- [RECORD EXTRACTS]:
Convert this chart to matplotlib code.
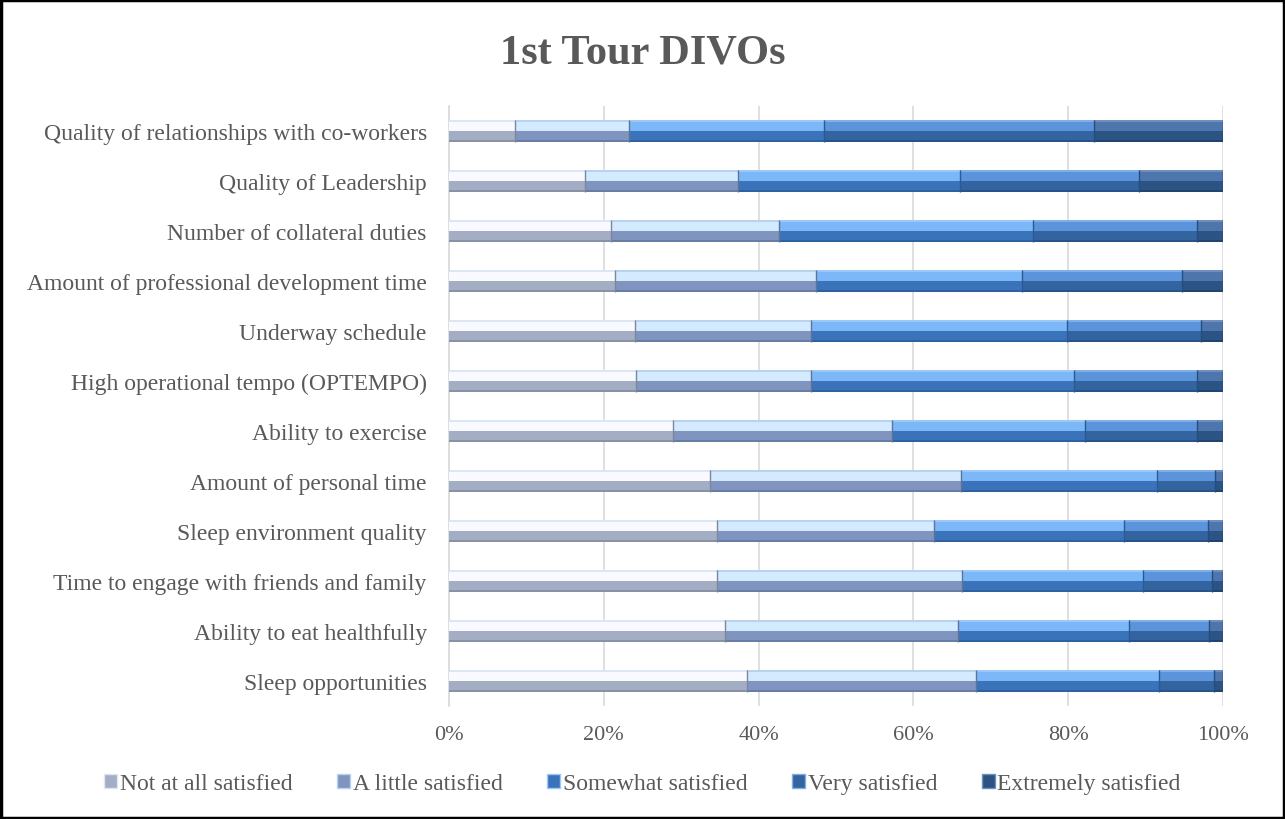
import matplotlib
matplotlib.use("Agg")
import matplotlib.pyplot as plt
import numpy as np
from matplotlib.patches import Rectangle

categories = [
    "Quality of relationships with co-workers",
    "Quality of Leadership",
    "Number of collateral duties",
    "Amount of professional development time",
    "Underway schedule",
    "High operational tempo (OPTEMPO)",
    "Ability to exercise",
    "Amount of personal time",
    "Sleep environment quality",
    "Time to engage with friends and family",
    "Ability to eat healthfully",
    "Sleep opportunities",
]
series_names = ["Not at all satisfied", "A little satisfied", "Somewhat satisfied",
                "Very satisfied", "Extremely satisfied"]
not_at_all = [8.5, 17.6, 20.9, 21.5, 24.0, 24.2, 29.0, 33.7, 34.6, 34.6, 35.7, 38.5]
a_little   = [14.8, 19.7, 21.8, 25.9, 22.8, 22.6, 28.2, 32.5, 28.0, 31.7, 30.1, 29.6]
somewhat   = [25.2, 28.7, 32.8, 26.6, 33.0, 34.0, 25.0, 25.3, 24.6, 23.4, 22.1, 23.6]
very       = [34.8, 23.1, 21.2, 20.7, 17.3, 15.8, 14.4, 7.5, 10.8, 8.9, 10.3, 7.2]
extremely  = [16.7, 10.9, 3.3, 5.3, 2.9, 3.4, 3.4, 1.0, 2.0, 1.4, 1.8, 1.1]
xtick_labels = ["0%", "20%", "40%", "60%", "80%", "100%"]
title = "1st Tour DIVOs"

series = [not_at_all, a_little, somewhat, very, extremely]
bottom_colors = ["#a3adc4", "#7f95bf", "#3b73ba", "#33649f", "#2b5485"]
top_colors = ["#f8faff", "#d4eaff", "#7cb8f8", "#5c94dc", "#4f76ac"]
topedge_colors = ["#dde6f5", "#b9d2f0", "#9cc8f8", "#80aee6", "#6f8fbf"]
dark_colors = ["#7d879c", "#5e7399", "#2a5a95", "#244d80", "#1e3e66"]

plt.rcParams['font.family'] = ['Liberation Serif', 'DejaVu Serif']
gray = "#595959"

fig = plt.figure(figsize=(12.85, 8.2), dpi=100)
ax = fig.add_axes([449/1285, 1-707/820, 774/1285, 600/820])

y = np.arange(len(categories))
h = 0.43
left = np.zeros(len(categories))
totals = np.array([sum(s[j] for s in series) for j in range(len(categories))], dtype=float)
for i, vals in enumerate(series):
    v = np.array(vals, dtype=float) / totals * 100
    # base (lower, darker half)
    ax.barh(y, v, left=left, height=h, color=bottom_colors[i], linewidth=0, zorder=3)
    # lighter upper half
    ax.barh(y - h*0.24, v, left=left, height=h*0.52, color=top_colors[i],
            linewidth=0, zorder=4)
    # thin top edge
    ax.barh(y - h*0.47, v, left=left, height=h*0.06, color=topedge_colors[i],
            linewidth=0, zorder=5)
    # darker bottom edge
    ax.barh(y + h*0.45, v, left=left, height=h*0.10, color=dark_colors[i],
            linewidth=0, zorder=5, alpha=0.7)
    # segment separators
    ax.barh(y, v, left=left, height=h, color='none',
            edgecolor=dark_colors[i], linewidth=0.0, zorder=6)
    ax.vlines(left + v, y - h/2, y + h/2, colors=dark_colors[i], linewidth=1.0, zorder=6)
    left += v

ax.set_xlim(0, 100)
ax.set_ylim(len(categories) - 0.5, -0.5)
ax.set_yticks(y)
ax.set_yticklabels(categories, fontsize=17, color=gray)
ax.set_xticks([0, 20, 40, 60, 80, 100])
ax.set_xticklabels(xtick_labels, fontsize=16, color=gray)
ax.tick_params(axis='both', length=0)
ax.tick_params(axis='y', pad=16)
ax.tick_params(axis='x', pad=14)
ax.grid(axis='x', color='#d9d9d9', linewidth=1.2, zorder=0)
ax.set_axisbelow(True)
for s in ['top', 'right', 'bottom']:
    ax.spines[s].set_visible(False)
ax.spines['left'].set_color('#d9d9d9')
ax.spines['left'].set_linewidth(1.2)

fig.text(0.5, 1-53/820, title, ha='center', va='center', fontsize=30.5,
         fontweight='bold', color=gray)

handles = [Rectangle((0, 0), 1, 1, facecolor=bottom_colors[i], edgecolor=topedge_colors[i],
                     linewidth=1) for i in range(5)]
leg = fig.legend(handles, series_names, loc='center', bbox_to_anchor=(0.5, 1-785/820),
                 ncol=5, frameon=False, fontsize=17, handlelength=0.55, handleheight=0.55,
                 handletextpad=0.1, columnspacing=1.9)
for t in leg.get_texts():
    t.set_color(gray)

fig.patches.append(Rectangle((0.001, 0.001), 0.998, 0.998, transform=fig.transFigure,
                             fill=False, edgecolor='black', linewidth=2.5))

fig.savefig("out.png", dpi=100)
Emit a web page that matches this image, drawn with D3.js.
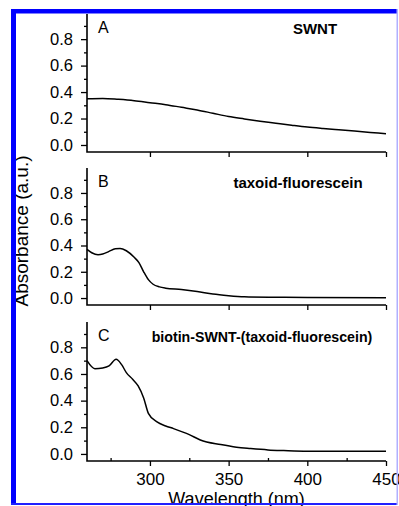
<!DOCTYPE html>
<html><head><meta charset="utf-8">
<script src="https://cdn.jsdelivr.net/npm/d3@7"></script>
<style>body{margin:0;background:#fff}svg{display:block}</style>
</head><body>
<script>
// ---- data ----
const panelLetters = ["A", "B", "C"];
const panelLabels = ["SWNT", "taxoid-fluorescein", "biotin-SWNT-(taxoid-fluorescein)"];
const wlA = [260,270,280,290,300,310,320,330,340,350,360,370,380,390,400,410,420,430,440,450];
const absA = [0.35,0.352,0.345,0.335,0.32,0.305,0.285,0.265,0.24,0.215,0.197,0.18,0.165,0.15,0.136,0.125,0.115,0.105,0.095,0.085];
const wlB = [260,263,267,270,274,278,281,285,290,293,296,299,302,306,310,320,330,340,350,360,380,400,450];
const absB = [0.37,0.345,0.33,0.335,0.355,0.375,0.378,0.36,0.31,0.27,0.2,0.14,0.105,0.085,0.075,0.065,0.05,0.03,0.018,0.01,0.006,0.004,0.003];
const wlC = [260,265,270,274,278.5,282,285,289,292.5,296,299,304.5,310,315,325,332,345,355,364,375,385,400,425,450];
const absC = [0.70,0.64,0.645,0.66,0.71,0.67,0.61,0.56,0.51,0.42,0.305,0.24,0.21,0.19,0.145,0.105,0.07,0.05,0.04,0.03,0.025,0.02,0.02,0.02];
const xTicks = [300,350,400,450];
const xMinor = [275,325,375,425];
const yTicks = [0.0,0.2,0.4,0.6,0.8];
const yMinor = [0.1,0.3,0.5,0.7,0.9];
const series = [[wlA,absA],[wlB,absB],[wlC,absC]];

// ---- layout ----
const W = 399, H = 506;
const svg = d3.select("body").append("svg").attr("width", W).attr("height", H);
const panelRanges = [[152,14],[305,168],[461,322]];
const x = d3.scaleLinear().domain([260,450]).range([87,386]);
const font = "'Liberation Sans', Arial, sans-serif";

panelRanges.forEach((r, i) => {
  const y = d3.scaleLinear().domain([-0.053, 0.99]).range(r);
  const g = svg.append("g");
  const ya = g.append("g").attr("transform", `translate(${x(260)},0)`)
    .call(d3.axisLeft(y).tickValues(yTicks).tickSize(6).tickPadding(8).tickFormat(d3.format(".1f")));
  ya.select(".domain").remove();
  ya.selectAll("line").attr("stroke","#000").attr("stroke-width",1.3);
  ya.selectAll("text").style("font-family", font).style("font-size","16.5px").attr("fill","#000");
  const ym = g.append("g").attr("transform", `translate(${x(260)},0)`)
    .call(d3.axisLeft(y).tickValues(yMinor).tickSize(3).tickFormat(""));
  ym.select(".domain").remove();
  ym.selectAll("line").attr("stroke","#000").attr("stroke-width",1.3);
  const last = i === 2;
  const xa = g.append("g").attr("transform", `translate(0,${r[0]})`)
    .call(d3.axisBottom(x).tickValues(xTicks).tickSize(5).tickPadding(7).tickFormat(last ? d3.format("d") : ""));
  xa.select(".domain").remove();
  xa.selectAll("line").attr("stroke","#000").attr("stroke-width",1.3);
  xa.selectAll("text").style("font-family", font).style("font-size","17px").attr("fill","#000");
  if (last) {
    const xm = g.append("g").attr("transform", `translate(0,${r[0]})`)
      .call(d3.axisTop(x).tickValues(xMinor).tickSize(3).tickFormat(""));
    xm.select(".domain").remove();
    xm.selectAll("line").attr("stroke","#000").attr("stroke-width",1.3);
  }
  g.append("path").attr("d", `M${x(260)},${r[1]}V${r[0]}H${x(450)}`)
    .attr("fill","none").attr("stroke","#000").attr("stroke-width",1.6);
  const [wl, ab] = series[i];
  const line = d3.line().x((d,k)=>x(wl[k])).y(d=>y(d)).curve(d3.curveMonotoneX);
  g.append("path").datum(ab).attr("d", line).attr("fill","none")
    .attr("stroke","#000").attr("stroke-width",1.5);
  g.append("text").attr("x", x(260)+11).attr("y", r[1]+19).text(panelLetters[i])
    .style("font-family", font).style("font-size","16px");
  g.append("text").attr("x", i===0 ? 315 : (i===1 ? 298 : 262)).attr("y", r[1]+20)
    .attr("text-anchor","middle").text(panelLabels[i])
    .style("font-family", font).style("font-size", i===2 ? "14.2px" : "15px").style("font-weight","bold");
});

svg.append("text").attr("x", (x(260)+x(450))/2).attr("y", 505).attr("text-anchor","middle")
  .text("Wavelength (nm)").style("font-family", font).style("font-size","18px");
svg.append("text").attr("transform","translate(28,231) rotate(-90)").attr("text-anchor","middle")
  .text("Absorbance (a.u.)").style("font-family", font).style("font-size","19px");

// blue frame
svg.append("rect").attr("x",11).attr("y",9).attr("width",387).attr("height",4.5).attr("fill","#0000ff");
svg.append("rect").attr("x",11).attr("y",9).attr("width",5).attr("height",496).attr("fill","#0000ff");
svg.append("rect").attr("x",11).attr("y",503).attr("width",387).attr("height",2).attr("fill","#2020ff");
svg.append("rect").attr("x",396.5).attr("y",9).attr("width",1.5).attr("height",496).attr("fill","#b0b0ff");
</script>
</body></html>
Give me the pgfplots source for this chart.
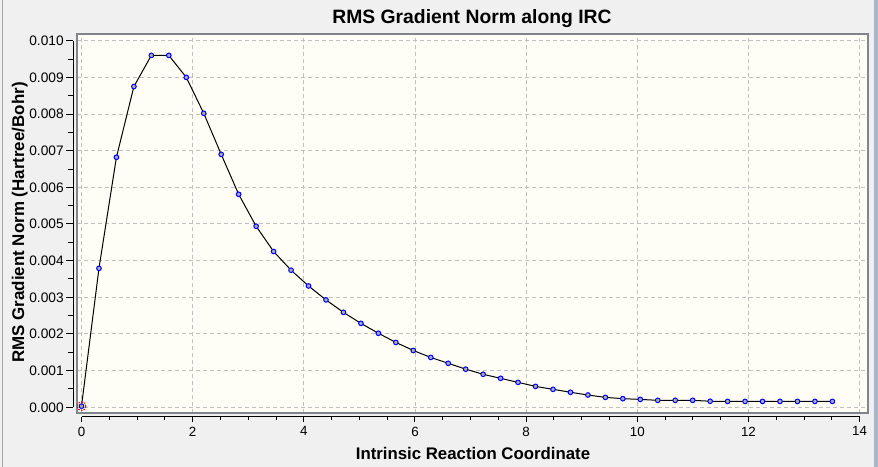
\documentclass[border=0pt]{standalone}
\usepackage{fontspec}
\setmainfont{Liberation Sans}
\usepackage{pgfplots}
\pgfplotsset{compat=1.18}
\definecolor{bgc}{RGB}{240,240,240}
\definecolor{plotbg}{RGB}{254,254,246}
\definecolor{boxc}{RGB}{128,132,140}
\definecolor{gridc}{RGB}{192,192,192}
\definecolor{markfill}{RGB}{170,170,185}
\definecolor{edgec}{RGB}{168,182,202}
\pgfplotstableread{
x y
0 0.00003
0.3142 0.00379
0.6283 0.00682
0.9425 0.00875
1.2566 0.00960
1.5708 0.00960
1.8850 0.00900
2.1991 0.00802
2.5133 0.00690
2.8274 0.00581
3.1416 0.00494
3.4558 0.00425
3.7699 0.00374
4.0841 0.00331
4.3982 0.00293
4.7124 0.00259
5.0265 0.00229
5.3407 0.00202
5.6549 0.00177
5.9690 0.00155
6.2832 0.00136
6.5973 0.00120
6.9115 0.00104
7.2257 0.00090
7.5398 0.00079
7.8540 0.00068
8.1681 0.00057
8.4823 0.00049
8.7965 0.00041
9.1106 0.000335
9.4248 0.00027
9.7389 0.000235
10.0531 0.000215
10.3673 0.00019
10.6814 0.00019
10.9956 0.00019
11.3097 0.000165
11.6239 0.00016
11.9381 0.00016
12.2522 0.00016
12.5664 0.00016
12.8805 0.00016
13.1947 0.00016
13.5088 0.00016
}\irc
\begin{document}
\begin{tikzpicture}[x=0.75pt,y=0.75pt]
\path[use as bounding box, fill=bgc] (0,0) rectangle (878,467);
\fill[edgec] (874,0) rectangle (878,467);
\draw[black!35, line width=0.75pt] (2.5,0) -- (2.5,467);

\begin{axis}[
  at={(57.75pt,40.275pt)}, anchor=south west, scale only axis,
  width=593.5pt, height=284.25pt,
  xmin=-0.081, xmax=14.156, ymin=-0.000164, ymax=0.010175,
  axis background/.style={fill=plotbg},
  axis line style={draw=boxc, line width=1.5pt},
  xtick={0,2,4,6,8,10,12,14},
  ytick={0,0.001,0.002,0.003,0.004,0.005,0.006,0.007,0.008,0.009,0.010},
  xticklabels={}, yticklabels={}, scaled y ticks=false, scaled x ticks=false,
  tick style={draw=none},
  grid=major,
  major grid style={gridc, dash pattern=on 3pt off 2.25pt, line width=0.75pt},
]
\addplot[black, line width=0.75pt, mark=*, mark size=1.75pt,
  mark options={draw=blue, fill=markfill, line width=0.75pt, solid}] table[x=x,y=y] {\irc};
\addplot[only marks, mark=o, mark size=3.3pt,
  mark options={draw=red, line width=0.75pt, dash pattern=on 1.2pt off 0.9pt}] coordinates {(0,0.00003)};
\end{axis}

\begin{axis}[
  at={(54.975pt,44.775pt)}, anchor=south west, scale only axis,
  width=10pt, height=274.95pt,
  xmin=0, xmax=1, ymin=0, ymax=0.010,
  axis x line=none, axis y line*=left,
  axis line style={black, line width=0.75pt, -},
  ytick={0,0.001,0.002,0.003,0.004,0.005,0.006,0.007,0.008,0.009,0.010},
  yticklabels={0.000,0.001,0.002,0.003,0.004,0.005,0.006,0.007,0.008,0.009,0.010},
  scaled y ticks=false,
  minor y tick num=1,
  tick align=outside, ytick pos=left,
  major tick length=5.5pt, minor tick length=3.75pt,
  tick style={black, line width=0.75pt},
  yticklabel style={font=\fontsize{10.3}{12}\selectfont, inner sep=1.5pt},
]
\end{axis}

\begin{axis}[
  at={(61.125pt,37.725pt)}, anchor=south west, scale only axis,
  width=583.6pt, height=10pt,
  xmin=0, xmax=14, ymin=0, ymax=1,
  axis y line=none, axis x line*=bottom,
  axis line style={black, line width=0.75pt, -},
  xtick={0,2,4,6,8,10,12,14},
  xticklabels={0,2,4,6,8,10,12,14},
  minor x tick num=3,
  tick align=outside, xtick pos=bottom,
  major tick length=4pt, minor tick length=2.5pt,
  tick style={black, line width=0.75pt},
  xticklabel style={font=\fontsize{10}{12}\selectfont},
]
\end{axis}

\node[anchor=base, font=\bfseries\fontsize{14.5}{16}\selectfont] at (472,443.7) {RMS Gradient Norm along IRC};
\node[anchor=base, font=\bfseries\fontsize{12.6}{15}\selectfont] at (473,7) {Intrinsic Reaction Coordinate};
\node[anchor=base, rotate=90, font=\bfseries\fontsize{12.7}{15}\selectfont] at (24,244.5) {RMS Gradient Norm (Hartree/Bohr)};
\end{tikzpicture}
\end{document}
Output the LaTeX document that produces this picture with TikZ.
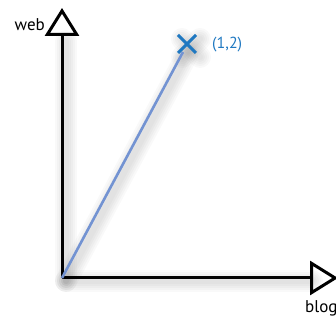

- [EXERCISE AIM]: Work out how many lines of the data above contain the string "chart" and give the number alone.

- [SOLUTION FOR THIS PROBLEM]: 2